You can see how advanced our ancient sages were in this point of view. They recognized something not widely understood today: even with all the advances of medical science and technology, what does it matter to live a bit longer if we are not making a contribution to the rest of life?
In many ways, youth postpones learning how to put first things first. We tell ourselves we can settle down later. In this sense, entry into the second half of life is not marked by any external milestone like a birthday, but by a sea change in our way of thinking.
The Buddha repeats over and over again, “All that we are is the result of what we have thought.” Until we change our mode of thinking from selfish to selfless, from physical to spiritual, from obsession with ourselves to devotion to the welfare of others, there is no possibility of receiving the rich legacy of boundless love, unfailing wisdom, and scintillating health that is our birthright as human beings.
As a professor I must have seen students lose sight of their priorities a thousand times. When they should be doing their homework or preparing their papers, they discover they have other urgent things they need to attend to: pizza places to visit, guitars to practice, dart skills to improve. Only when the time for finals comes does the question arise, “Why did I do all this? Why didn’t I do what needed to be done while I had the time?”

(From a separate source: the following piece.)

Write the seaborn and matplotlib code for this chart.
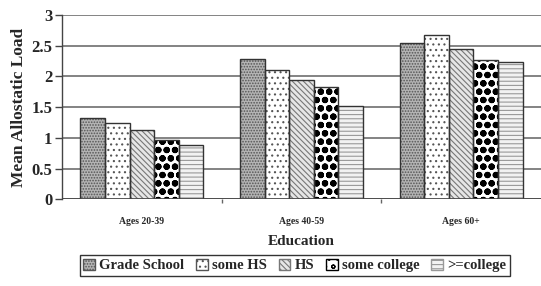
import matplotlib
matplotlib.use("Agg")
import matplotlib.pyplot as plt
import seaborn as sns
import pandas as pd
from matplotlib.patches import Patch
from matplotlib.ticker import FixedLocator

ages = ["Ages 20-39", "Ages 40-59", "Ages 60+"]
education = ["Grade School", "some HS", "HS", "some college", ">=college"]
grade_school = [1.33, 2.28, 2.55]
some_hs = [1.25, 2.11, 2.67]
hs = [1.12, 1.94, 2.45]
some_college = [0.97, 1.82, 2.26]
ge_college = [0.88, 1.52, 2.23]
yticks = [0, 0.5, 1, 1.5, 2, 2.5, 3]
ytick_labels = ["0", "0.5", "1", "1.5", "2", "2.5", "3"]

series = [grade_school, some_hs, hs, some_college, ge_college]
rows = []
for edu, vals in zip(education, series):
    for a, v in zip(ages, vals):
        rows.append({"age": a, "edu": edu, "load": v})
df = pd.DataFrame(rows)

sns.set_style("white")
plt.rcParams["font.family"] = ["Liberation Serif", "DejaVu Serif"]
plt.rcParams["hatch.linewidth"] = 0.8

styles = {
    "Grade School": dict(fc="#b4b4b4", hatch="......", hc="#555555", hlw=0.8),
    "some HS": dict(fc="white", hatch="...", hc="#555555", hlw=0.8),
    "HS": dict(fc="#e6e6e6", hatch="\\\\\\\\\\\\", hc="#777777", hlw=0.8),
    "some college": dict(fc="white", hatch="oo", hc="black", hlw=2.2),
    ">=college": dict(fc="#f2f2f2", hatch="----", hc="#999999", hlw=0.8),
}

def apply_style(p, st):
    p.set_facecolor(st["fc"])
    p.set_hatch(st["hatch"])
    p.set_edgecolor(st["hc"])
    try:
        p.set_hatch_linewidth(st["hlw"])
    except Exception:
        pass

fig = plt.figure(figsize=(5.41, 2.86), dpi=100)
ax = fig.add_axes([62/541, 1-199.3/286, 1-62/541, (199.3-15)/286])

sns.barplot(data=df, x="age", y="load", hue="edu", order=ages, hue_order=education,
            width=0.77, ax=ax, legend=False, errorbar=None, saturation=1)

for edu, cont in zip(education, ax.containers):
    st = styles[edu]
    for bar in cont:
        apply_style(bar, st)
        bar.set_linewidth(0.0)
        ax.add_patch(plt.Rectangle(bar.get_xy(), bar.get_width(), bar.get_height(),
                                   fill=False, edgecolor="#333333", linewidth=1.0, zorder=3))

ax.set_xlim(-0.5, 2.5)
ax.set_yticks(yticks)
ax.set_yticklabels(ytick_labels, fontsize=12, fontweight="bold")
ax.set_ylim(0, 3)
ax.yaxis.grid(True, color="#7a7a7a", linewidth=1.3)
ax.set_axisbelow(True)
for s in ["top", "right", "bottom"]:
    ax.spines[s].set_visible(False)
ax.spines["left"].set_color("#444444")
ax.spines["left"].set_linewidth(1.0)
ax.axhline(0, color="#444444", linewidth=1.2, zorder=4)
ax.tick_params(axis="y", left=True, length=5, width=1, color="#444444", pad=2)
ax.set_xticklabels(ages, fontsize=7, fontweight="bold")
ax.tick_params(axis="x", bottom=False, pad=9)
ax.xaxis.set_minor_locator(FixedLocator([0.5, 1.5]))
ax.tick_params(axis="x", which="minor", bottom=True, length=3, width=1, color="#666666")

ax.set_ylabel("Mean Allostatic Load", fontsize=12.5, fontweight="bold", labelpad=3)
ax.set_xlabel("Education", fontsize=11, fontweight="bold", labelpad=7)

handles = []
for e in education:
    p = Patch(label=e)
    apply_style(p, styles[e])
    handles.append(p)
leg = fig.legend(handles=handles, loc="lower center", bbox_to_anchor=(0.545, 0.01), ncol=5,
                 frameon=True, fancybox=False, edgecolor="black", handlelength=0.8,
                 handleheight=0.8, handletextpad=0.3, columnspacing=0.8, borderpad=0.25,
                 prop={"family": "Liberation Serif", "weight": "bold", "size": 10.5})
leg.get_frame().set_linewidth(1.0)

fig.savefig("out.png", dpi=100)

The most precious gift that meditation can confer is to protect us against this question, which will come to all of us, you know. For young and old alike, time passes all too swiftly, and none of us knows how much remains. One day or another, all of us are going to have to take our finals. Why not start preparing now? The richness of a new stage of life beckons us to explore the inner world of the spirit with the same fervor and gusto that we gave to our youthful exploits in the world of the senses.